Beatrice Pulliam, Providence College; Laura Kohl, Bryant University; Talia Resendes, Johnson & Wales University
Beatrice started out by talking about using branding to keep users coming back. What is it about your brand, your library that keeps them coming back? Whether you’re purposely branding or not, you are indeed still branding through all of your customer experiences. You want your brand to be everywhere — signage, id tags, online presence, printed materials, etc.
Talia talked about messaging in an online environment. The subliminal message that we want to get across is that the user has come to the right place. Using a logo is one small part, but in reality your online brand is also all about your resources — what you’re giving the users. If you haven’t thought about mobile service delivery, you really need to do that. Your Facebook page should cross-link to your library’s website and your library’s website should cross-link to your Facebook page. Are you using your computer’s screen-savers to advertise too?
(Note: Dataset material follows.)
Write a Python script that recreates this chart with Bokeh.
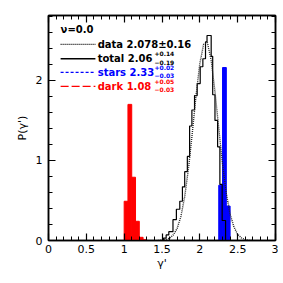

Laura concluded the talk by discussing interactive experiences and branding those. You can use multimedia experiences and interactions with your users and you can have technology assist and intermediate interactions between staff and customers. Several tools she recommended: Blabberize, Animoto, Jing, Prezi, Glogster, Xtranormal. At Bryant they created an Xtranormal video (text-to-speech animated movies, super easy to make). They also used Blabberize to create a short animated ad, in this case synching up a staff member’s voice to an animated talking dog’s head. They also used PowerPoint and Captivate for screencasts. Glogster is an online digital poster-creation tool. The “poster” is kind of like a mini-web-page with whatever embedded media or links you want. Libraries and librarians communicate with users through texting, IM (inc. the good old Meebo chat widget), and they use Jing short on-demand screencasts that they can send to students to help them get what they need immediately. They’re measuring success through anecdotal customer feedback during interactions.